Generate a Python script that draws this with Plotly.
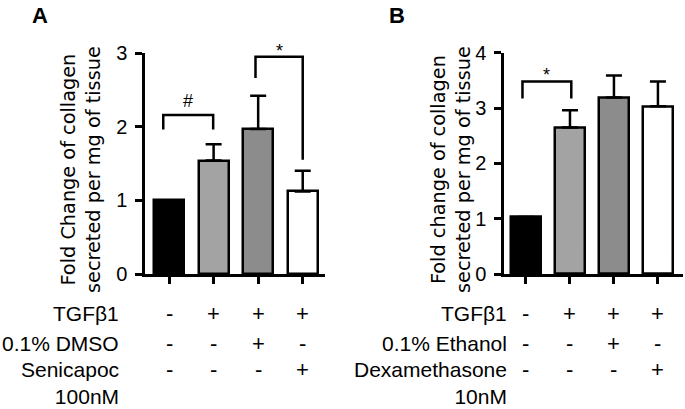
import plotly.graph_objects as go

# Panel A data
a_means = [1.0, 1.54, 1.97, 1.12]
a_errs = [0.0, 0.22, 0.45, 0.28]
a_colors = ["#000000", "#a3a3a3", "#8c8c8c", "#ffffff"]
a_rows = ["TGFβ1", "0.1% DMSO", "Senicapoc<br>100nM"]
a_signs = [["-", "+", "+", "+"], ["-", "-", "+", "-"], ["-", "-", "-", "+"]]
# brackets: (left x, right x, top y, left leg bottom, right leg bottom, label)
a_brackets = [(-0.13, 0.99, 2.16, 1.96, 1.96, "#"), (1.94, 3.0, 2.95, 2.66, 1.55, "*")]

# Panel B data
b_means = [1.03, 2.65, 3.19, 3.03]
b_errs = [0.0, 0.31, 0.40, 0.45]
b_colors = ["#000000", "#a3a3a3", "#8c8c8c", "#ffffff"]
b_rows = ["TGFβ1", "0.1% Ethanol", "Dexamethasone<br>10nM"]
b_signs = [["-", "+", "+", "+"], ["-", "-", "+", "-"], ["-", "-", "-", "+"]]
b_brackets = [(-0.08, 1.03, 3.48, 3.17, 3.17, "*")]

cats = [0, 1, 2, 3]

W, H = 685, 409
fig = go.Figure()

# vertical nudge for significance symbols (glyphs sit differently in the line box)
sym_shift = {"#": 2, "*": -6}


def add_panel(means, errs, cols, brackets, xa, ya):
    fig.add_trace(go.Bar(
        x=cats, y=means, width=0.67, xaxis=xa, yaxis=ya,
        marker=dict(color=cols, line=dict(color="black", width=2.5)),
        error_y=dict(type="data", symmetric=False, array=errs,
                     arrayminus=[0] * len(errs), color="black",
                     thickness=2.5, width=8),
        showlegend=False,
    ))
    for x0, x1, top, l0, l1, lab in brackets:
        fig.add_trace(go.Scatter(
            x=[x0, x0, x1, x1], y=[l0, top, top, l1], mode="lines",
            line=dict(color="black", width=2.5), xaxis=xa, yaxis=ya,
            showlegend=False, hoverinfo="skip",
        ))
        fig.add_annotation(x=(x0 + x1) / 2, y=top, xref=xa, yref=ya,
                           text=lab, showarrow=False, xanchor="center",
                           yanchor="bottom", yshift=sym_shift[lab],
                           font=dict(size=18, color="black"))


add_panel(a_means, a_errs, a_colors, a_brackets, "x", "y")
add_panel(b_means, b_errs, b_colors, b_brackets, "x2", "y2")

ax_common = dict(showline=True, linecolor="black", linewidth=2.5,
                 ticks="outside", ticklen=7, tickwidth=2.5, tickcolor="black",
                 showgrid=False, zeroline=False, automargin=False,
                 tickfont=dict(size=20, color="black", family="Liberation Sans"))

fig.update_layout(
    width=W, height=H,
    margin=dict(l=0, r=0, t=0, b=0, pad=0),
    plot_bgcolor="white", paper_bgcolor="white",
    font=dict(family="Liberation Sans", color="black"),
    bargap=0,
    xaxis=dict(domain=[145 / W, 325 / W], range=[-0.54, 3.5], anchor="y",
               tickvals=cats, ticktext=[""] * 4, **ax_common),
    yaxis=dict(domain=[135 / H, 356 / H], range=[0, 3], anchor="x",
               tickvals=[0, 1, 2, 3], ticklabelstandoff=4, **ax_common),
    xaxis2=dict(domain=[504 / W, 683 / W], range=[-0.5, 3.57], anchor="y2",
                tickvals=cats, ticktext=[""] * 4, **ax_common),
    yaxis2=dict(domain=[135 / H, 356.3 / H], range=[0, 4], anchor="x2",
                tickvals=[0, 1, 2, 3, 4], ticklabelstandoff=4, **ax_common),
)


def paper_note(px, py, text, size, family="Liberation Sans", **kw):
    fig.add_annotation(x=px / W, y=1 - py / H, xref="paper", yref="paper",
                       text=text, showarrow=False,
                       font=dict(size=size, family=family, color="black"), **kw)


# y-axis titles
paper_note(81, 170, "Fold Change of collagen<br>secreted per mg of tissue", 19.3,
           family="DejaVu Sans", textangle=-90, xanchor="center", yanchor="middle")
paper_note(451, 170, "Fold change of collagen<br>secreted per mg of tissue", 19.3,
           family="DejaVu Sans", textangle=-90, xanchor="center", yanchor="middle")

# panel letters
paper_note(40, 15, "<b>A</b>", 22, xanchor="center", yanchor="middle")
paper_note(397, 15, "<b>B</b>", 22, xanchor="center", yanchor="middle")

# condition table below axes
row_y = [313, 343, 369]


def add_table(rows, signs, label_right, xa):
    for i, (lab, sg) in enumerate(zip(rows, signs)):
        two = "<br>" in lab
        paper_note(label_right, row_y[i], lab, 21, xanchor="right",
                   yanchor="top" if two else "middle",
                   yshift=13 if two else 0, align="right")
        for c, s in zip(cats, sg):
            fig.add_annotation(x=c, y=1 - row_y[i] / H, xref=xa, yref="paper",
                               text=s, showarrow=False, xanchor="center",
                               yanchor="middle",
                               font=dict(size=22, color="black"))


add_table(a_rows, a_signs, 121, "x")
add_table(b_rows, b_signs, 509, "x2")

fig.write_html("out.html", config={"displayModeBar": False},
               post_script="document.body.style.margin='0px';")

**Aim of the exercise:** Skip the pictures, then retype every line above exactly.

**Task result:**
Generate a Python script that draws this with Plotly.
import plotly.graph_objects as go

# Panel A data
a_means = [1.0, 1.54, 1.97, 1.12]
a_errs = [0.0, 0.22, 0.45, 0.28]
a_colors = ["#000000", "#a3a3a3", "#8c8c8c", "#ffffff"]
a_rows = ["TGFβ1", "0.1% DMSO", "Senicapoc<br>100nM"]
a_signs = [["-", "+", "+", "+"], ["-", "-", "+", "-"], ["-", "-", "-", "+"]]
# brackets: (left x, right x, top y, left leg bottom, right leg bottom, label)
a_brackets = [(-0.13, 0.99, 2.16, 1.96, 1.96, "#"), (1.94, 3.0, 2.95, 2.66, 1.55, "*")]

# Panel B data
b_means = [1.03, 2.65, 3.19, 3.03]
b_errs = [0.0, 0.31, 0.40, 0.45]
b_colors = ["#000000", "#a3a3a3", "#8c8c8c", "#ffffff"]
b_rows = ["TGFβ1", "0.1% Ethanol", "Dexamethasone<br>10nM"]
b_signs = [["-", "+", "+", "+"], ["-", "-", "+", "-"], ["-", "-", "-", "+"]]
b_brackets = [(-0.08, 1.03, 3.48, 3.17, 3.17, "*")]

cats = [0, 1, 2, 3]

W, H = 685, 409
fig = go.Figure()

# vertical nudge for significance symbols (glyphs sit differently in the line box)
sym_shift = {"#": 2, "*": -6}


def add_panel(means, errs, cols, brackets, xa, ya):
    fig.add_trace(go.Bar(
        x=cats, y=means, width=0.67, xaxis=xa, yaxis=ya,
        marker=dict(color=cols, line=dict(color="black", width=2.5)),
        error_y=dict(type="data", symmetric=False, array=errs,
                     arrayminus=[0] * len(errs), color="black",
                     thickness=2.5, width=8),
        showlegend=False,
    ))
    for x0, x1, top, l0, l1, lab in brackets:
        fig.add_trace(go.Scatter(
            x=[x0, x0, x1, x1], y=[l0, top, top, l1], mode="lines",
            line=dict(color="black", width=2.5), xaxis=xa, yaxis=ya,
            showlegend=False, hoverinfo="skip",
        ))
        fig.add_annotation(x=(x0 + x1) / 2, y=top, xref=xa, yref=ya,
                           text=lab, showarrow=False, xanchor="center",
                           yanchor="bottom", yshift=sym_shift[lab],
                           font=dict(size=18, color="black"))


add_panel(a_means, a_errs, a_colors, a_brackets, "x", "y")
add_panel(b_means, b_errs, b_colors, b_brackets, "x2", "y2")

ax_common = dict(showline=True, linecolor="black", linewidth=2.5,
                 ticks="outside", ticklen=7, tickwidth=2.5, tickcolor="black",
                 showgrid=False, zeroline=False, automargin=False,
                 tickfont=dict(size=20, color="black", family="Liberation Sans"))

fig.update_layout(
    width=W, height=H,
    margin=dict(l=0, r=0, t=0, b=0, pad=0),
    plot_bgcolor="white", paper_bgcolor="white",
    font=dict(family="Liberation Sans", color="black"),
    bargap=0,
    xaxis=dict(domain=[145 / W, 325 / W], range=[-0.54, 3.5], anchor="y",
               tickvals=cats, ticktext=[""] * 4, **ax_common),
    yaxis=dict(domain=[135 / H, 356 / H], range=[0, 3], anchor="x",
               tickvals=[0, 1, 2, 3], ticklabelstandoff=4, **ax_common),
    xaxis2=dict(domain=[504 / W, 683 / W], range=[-0.5, 3.57], anchor="y2",
                tickvals=cats, ticktext=[""] * 4, **ax_common),
    yaxis2=dict(domain=[135 / H, 356.3 / H], range=[0, 4], anchor="x2",
                tickvals=[0, 1, 2, 3, 4], ticklabelstandoff=4, **ax_common),
)


def paper_note(px, py, text, size, family="Liberation Sans", **kw):
    fig.add_annotation(x=px / W, y=1 - py / H, xref="paper", yref="paper",
                       text=text, showarrow=False,
                       font=dict(size=size, family=family, color="black"), **kw)


# y-axis titles
paper_note(81, 170, "Fold Change of collagen<br>secreted per mg of tissue", 19.3,
           family="DejaVu Sans", textangle=-90, xanchor="center", yanchor="middle")
paper_note(451, 170, "Fold change of collagen<br>secreted per mg of tissue", 19.3,
           family="DejaVu Sans", textangle=-90, xanchor="center", yanchor="middle")

# panel letters
paper_note(40, 15, "<b>A</b>", 22, xanchor="center", yanchor="middle")
paper_note(397, 15, "<b>B</b>", 22, xanchor="center", yanchor="middle")

# condition table below axes
row_y = [313, 343, 369]


def add_table(rows, signs, label_right, xa):
    for i, (lab, sg) in enumerate(zip(rows, signs)):
        two = "<br>" in lab
        paper_note(label_right, row_y[i], lab, 21, xanchor="right",
                   yanchor="top" if two else "middle",
                   yshift=13 if two else 0, align="right")
        for c, s in zip(cats, sg):
            fig.add_annotation(x=c, y=1 - row_y[i] / H, xref=xa, yref="paper",
                               text=s, showarrow=False, xanchor="center",
                               yanchor="middle",
                               font=dict(size=22, color="black"))


add_table(a_rows, a_signs, 121, "x")
add_table(b_rows, b_signs, 509, "x2")

fig.write_html("out.html", config={"displayModeBar": False},
               post_script="document.body.style.margin='0px';")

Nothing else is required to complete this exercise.